KEY FINANCIAL HIGHLIGHTS

The Company’s financial performance, for the year ended March 31, 2018 is summarized below:

Rs./Lacs

2017-18

2016-17

Revenue from Continuing Operations

59414.50

48727.21

Profit before Tax

10630.12

2794.39

Provision for Taxation:

- Current Tax

2664.01

997.83

- Tax in respect of earlier years

(1.99)

(105.51)

- Deferred Tax

661.37

3323.39

(211.30)

681.02

Profit After Tax from continuing operations

7306.73

2113.37

Add: Profit/(loss) from discontinuing operations

(80.57)

(51.52)

Tax on discontinuing operations

27.88

17.83

Profit/(Loss) from discontinuing operations (after tax)

(52.69)

(33.69)

Profit for the year

7254.04

2079.68

Other Comprehensive Income

1876.99

3663.40

Total Comprehensive Income

9131.03

5743.08

DIVIDEND

Your Directors have recommended a dividend of Rs. 12.50/- (250%) per equity share of Face Value of Rs. 5/- each as against the dividend of Rs. 6/- (120%) paid for the previous financial year 2016 -17. The dividend payout is subject to the approval of the members at the ensuing Annual General Meeting.

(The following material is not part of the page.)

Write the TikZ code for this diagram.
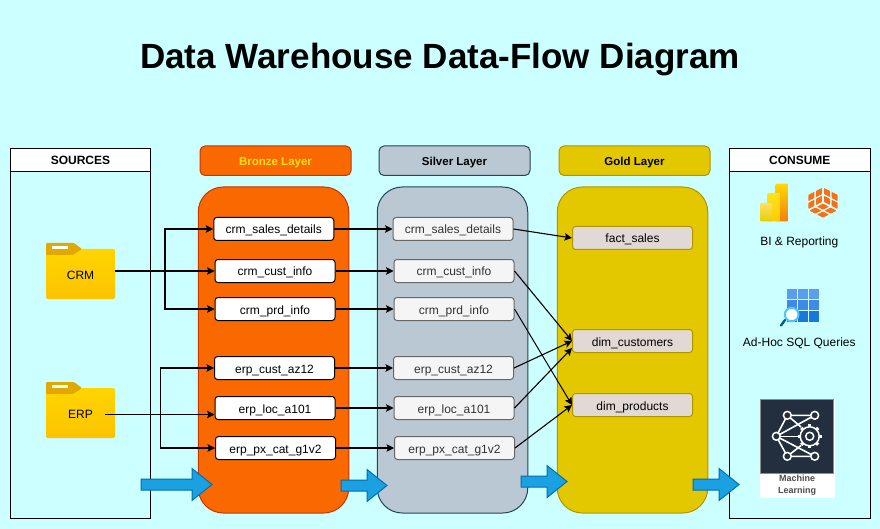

AMOUNT TRANSFERRED TO RESERVE

Your Company has transferred Rs. 4500.00 lacs to the General Reserve.

OPERATIONS

During the year under review, the net sales from continuing operations increased from Rs. 48727.21 lacs to Rs. 59414.50 lacs, registering an increase of 21.93%. The exports decrease from Rs. 9616.25 lacs to Rs. 9266.18 lacs registering a decrease of 3.64%. Further, the Company made a profit from its continuing operation before exceptional item and tax Rs. 10630.12 lacs compared to Rs. 2794.39 lacs in the previous year. Net profit after adjusting net loss from discontinuing operation is Rs. 7254.04 lacs as compared to Rs. 2079.68 lacs in the previous year registering an increase of 248.81%.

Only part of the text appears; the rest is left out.